## Exercise material
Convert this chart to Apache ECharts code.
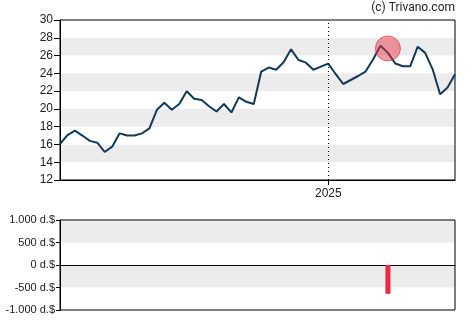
<!DOCTYPE html>
<html>
<head>
<meta charset="utf-8">
<script src="https://cdn.jsdelivr.net/npm/echarts@6/dist/echarts.min.js"></script>
<style>
  html, body { margin: 0; padding: 0; background: #fff; }
  #chart { width: 470px; height: 325px; }
</style>
</head>
<body>
<div id="chart"></div>
<script>
// Weekly closing prices (about one year)
const prices = [
  16.05, 17.06, 17.55, 17.0, 16.4, 16.2, 15.15, 15.75, 17.25, 17.0,
  17.0, 17.25, 17.8, 19.9, 20.7, 19.9, 20.55, 21.98, 21.15, 21.0,
  20.3, 19.7, 20.55, 19.6, 21.3, 20.8, 20.55, 24.2, 24.65, 24.4,
  25.25, 26.7, 25.5, 25.2, 24.4, 24.75, 25.1, 23.9, 22.8, 23.25,
  23.7, 24.2, 25.55, 27.1, 26.3, 25.1, 24.8, 24.8, 27.0, 26.3,
  24.45, 21.65, 22.4, 23.9
];
// Week index where the new year begins
const yearStartIndex = 36;
const yearLabel = '2025';
// Insider transaction (week index, price level, net value in thousand $)
const tradeIndex = 44;
const tradePrice = 26.8;
const tradeValue = -640;

const weeks = prices.map((_, i) => i);
const tradeBars = prices.map((_, i) => (i === tradeIndex ? tradeValue : null));
const tradeMarks = prices.map((_, i) => (i === tradeIndex ? tradePrice : null));

const labelFont = '"Liberation Sans", Arial, sans-serif';
const creditFont = 'Roboto, "Liberation Sans", Arial, sans-serif';

function fmtDollar(v) {
  const s = Math.abs(v).toString().replace(/\B(?=(\d{3})+(?!\d))/g, '.');
  return (v < 0 ? '-' : '') + s + ' d.$';
}

const chart = echarts.init(document.getElementById('chart'), null, { renderer: 'canvas' });
chart.setOption({
  animation: false,
  backgroundColor: '#fff',
  textStyle: { fontFamily: labelFont },
  graphic: [{
    type: 'text',
    right: 15,
    top: 2,
    style: { text: '(c) Trivano.com', fontSize: 12, fill: '#222', fontFamily: creditFont }
  }],
  grid: [
    { left: 60, right: 15, top: 20, height: 160, show: true, borderColor: '#000', borderWidth: 1, backgroundColor: 'transparent', z: 3 },
    { left: 60, right: 15, top: 220, height: 90, show: true, borderColor: '#000', borderWidth: 1, backgroundColor: 'transparent', z: 3 }
  ],
  xAxis: [
    {
      type: 'category', gridIndex: 0, data: weeks, boundaryGap: false,
      axisLine: { lineStyle: { color: '#000', width: 1 } },
      axisTick: { length: 5, lineStyle: { color: '#000' }, interval: (i) => i === yearStartIndex },
      axisLabel: {
        interval: (i) => i === yearStartIndex,
        formatter: () => yearLabel,
        color: '#222', fontSize: 12, margin: 8, fontFamily: labelFont
      },
      splitLine: { show: false }
    },
    {
      type: 'category', gridIndex: 1, data: weeks, boundaryGap: false,
      axisLine: { onZero: true, lineStyle: { color: '#000', width: 1 } },
      axisTick: { show: false },
      axisLabel: { show: false },
      splitLine: { show: false }
    }
  ],
  yAxis: [
    {
      type: 'value', gridIndex: 0, min: 12, max: 30, interval: 2,
      axisLine: { show: true, lineStyle: { color: '#000' } },
      axisTick: { show: true, length: 6, lineStyle: { color: '#000' } },
      axisLabel: { color: '#222', fontSize: 12, margin: 7, fontFamily: labelFont },
      splitLine: { show: false },
      splitArea: { show: true, areaStyle: { color: ['#ffffff', '#ececec'] } }
    },
    {
      type: 'value', gridIndex: 1, min: -1000, max: 1000, interval: 500,
      axisLine: { show: true, lineStyle: { color: '#000' } },
      axisTick: { show: true, length: 4, lineStyle: { color: '#000' } },
      axisLabel: { color: '#222', fontSize: 11, margin: 5, formatter: fmtDollar, fontFamily: labelFont },
      splitLine: { show: false },
      splitArea: { show: true, areaStyle: { color: ['#ffffff', '#ececec'] } }
    }
  ],
  series: [
    {
      type: 'line', xAxisIndex: 0, yAxisIndex: 0, data: prices,
      symbol: 'none', lineStyle: { color: '#123a58', width: 2 }, z: 4,
      markLine: {
        silent: true, symbol: 'none', label: { show: false },
        lineStyle: { color: '#000', type: [1, 3], width: 1 },
        data: [{ xAxis: yearStartIndex }]
      }
    },
    {
      type: 'scatter', xAxisIndex: 0, yAxisIndex: 0, data: tradeMarks,
      symbolSize: 25, z: 5,
      itemStyle: { color: 'rgba(232, 48, 68, 0.6)', borderColor: 'rgba(220, 40, 60, 0.8)', borderWidth: 1 }
    },
    {
      type: 'bar', xAxisIndex: 1, yAxisIndex: 1, data: tradeBars,
      barWidth: 5, itemStyle: { color: '#ee2a3e' }, z: 4
    }
  ]
});
</script>
</body>
</html>
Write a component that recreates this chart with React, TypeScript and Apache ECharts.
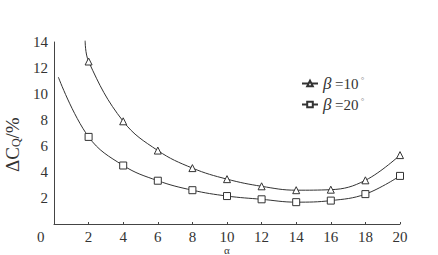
import React, { useEffect, useRef } from "react";
import * as echarts from "echarts";

const alpha = [2, 4, 6, 8, 10, 12, 14, 16, 18, 20];
const beta10 = [12.5, 7.9, 5.65, 4.3, 3.45, 2.9, 2.6, 2.64, 3.36, 5.3];
const beta20 = [6.7, 4.5, 3.33, 2.6, 2.15, 1.9, 1.68, 1.8, 2.3, 3.7];
// where each drawn curve begins (no marker there)
const beta10Start = [1.8, 14.1];
const beta20Start = [0.25, 11.3];
const xTicks = [0, 2, 4, 6, 8, 10, 12, 14, 16, 18, 20];
const yTicks = [0, 2, 4, 6, 8, 10, 12, 14];
const seriesNames = ["β10", "β20"];

const FONT = "Liberation Serif";
const INK = "#333";

export default function App() {
  const ref = useRef<HTMLDivElement>(null);
  useEffect(() => {
    if (!ref.current) return;
    const chart = echarts.init(ref.current, null, { renderer: "svg" });
    const mk = (start: number[], vals: number[]) => [
      { value: start, symbol: "none" },
      ...alpha.map((a, i) => [a, vals[i]]),
    ];
    const lineStyle = { color: INK, width: 1 };
    chart.setOption({
      animation: false,
      backgroundColor: "#fff",
      grid: { left: 54, right: 38, top: 42, bottom: 31 },
      xAxis: {
        type: "value",
        min: xTicks[0],
        max: xTicks[xTicks.length - 1],
        interval: 2,
        axisLine: { lineStyle: { color: "#444", width: 1 } },
        axisTick: { inside: true, length: 2, lineStyle: { color: "#444" } },
        splitLine: { show: false },
        axisLabel: {
          color: INK,
          fontFamily: FONT,
          fontSize: 15,
          margin: 5,
          formatter: (v: number) => (v === 0 ? "" : String(v)),
        },
      },
      yAxis: {
        type: "value",
        min: yTicks[0],
        max: yTicks[yTicks.length - 1],
        interval: 2,
        axisLine: { show: true, lineStyle: { color: "#444", width: 1 } },
        axisTick: { show: false },
        splitLine: { show: false },
        axisLabel: {
          color: INK,
          fontFamily: FONT,
          fontSize: 15,
          margin: 6,
          formatter: (v: number) => (v === 0 ? "" : String(v)),
        },
      },
      legend: {
        orient: "vertical",
        left: 296,
        top: 70,
        itemWidth: 16,
        itemHeight: 7,
        itemGap: 4,
        data: seriesNames,
        formatter: (n: string) =>
          n === "β10" ? "{b|β} {t|=10}{d| °}" : "{b|β} {t|=20}{d| °}",
        textStyle: {
          color: INK,
          fontFamily: FONT,
          fontSize: 14,
          rich: {
            b: { fontFamily: FONT, fontStyle: "italic", fontSize: 17, color: INK },
            t: { fontFamily: FONT, fontSize: 15, color: INK },
            d: { fontFamily: FONT, fontSize: 9, color: "#888", verticalAlign: "top", padding: [0, 0, 6, 0] },
          },
        },
      },
      series: [
        {
          name: seriesNames[0],
          type: "line",
          smooth: 0.4,
          clip: false,
          data: mk(beta10Start, beta10),
          symbol: "triangle",
          symbolSize: 7,
          itemStyle: { color: "#fff", borderColor: INK, borderWidth: 1 },
          lineStyle,
        },
        {
          name: seriesNames[1],
          type: "line",
          smooth: 0.4,
          clip: false,
          data: mk(beta20Start, beta20),
          symbol: "rect",
          symbolSize: 7,
          itemStyle: { color: "#fff", borderColor: INK, borderWidth: 1 },
          lineStyle,
        },
      ],
      graphic: [
        {
          type: "text",
          left: 37,
          top: 229,
          style: { text: "0", fontFamily: FONT, fontSize: 15, fill: INK },
        },
        {
          type: "text",
          x: 3,
          y: 172,
          rotation: Math.PI / 2,
          style: {
            text: "{a|ΔC}{s|Q}{a|/%}",
            rich: {
              a: { fontFamily: FONT, fontSize: 19, fill: INK, color: INK },
              s: { fontFamily: FONT, fontSize: 12, fill: INK, color: INK, verticalAlign: "bottom", padding: [6, 0, 0, 0] },
            },
            fill: INK,
          },
        },
        {
          type: "text",
          left: 224,
          top: 244,
          style: { text: "α", fontFamily: FONT, fontSize: 11, fill: INK },
        },
      ],
    });
    return () => chart.dispose();
  }, []);
  return (
    <div
      ref={ref}
      style={{ position: "absolute", left: 0, top: 0, width: 438, height: 255 }}
    />
  );
}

## Prompt
Please restate the material above line by line, exactly, beginning at its first line and ending with the line that contains "const tradeValue = -640;", without any pictures.

## Correct result
Convert this chart to Apache ECharts code.
<!DOCTYPE html>
<html>
<head>
<meta charset="utf-8">
<script src="https://cdn.jsdelivr.net/npm/echarts@6/dist/echarts.min.js"></script>
<style>
  html, body { margin: 0; padding: 0; background: #fff; }
  #chart { width: 470px; height: 325px; }
</style>
</head>
<body>
<div id="chart"></div>
<script>
// Weekly closing prices (about one year)
const prices = [
  16.05, 17.06, 17.55, 17.0, 16.4, 16.2, 15.15, 15.75, 17.25, 17.0,
  17.0, 17.25, 17.8, 19.9, 20.7, 19.9, 20.55, 21.98, 21.15, 21.0,
  20.3, 19.7, 20.55, 19.6, 21.3, 20.8, 20.55, 24.2, 24.65, 24.4,
  25.25, 26.7, 25.5, 25.2, 24.4, 24.75, 25.1, 23.9, 22.8, 23.25,
  23.7, 24.2, 25.55, 27.1, 26.3, 25.1, 24.8, 24.8, 27.0, 26.3,
  24.45, 21.65, 22.4, 23.9
];
// Week index where the new year begins
const yearStartIndex = 36;
const yearLabel = '2025';
// Insider transaction (week index, price level, net value in thousand $)
const tradeIndex = 44;
const tradePrice = 26.8;
const tradeValue = -640;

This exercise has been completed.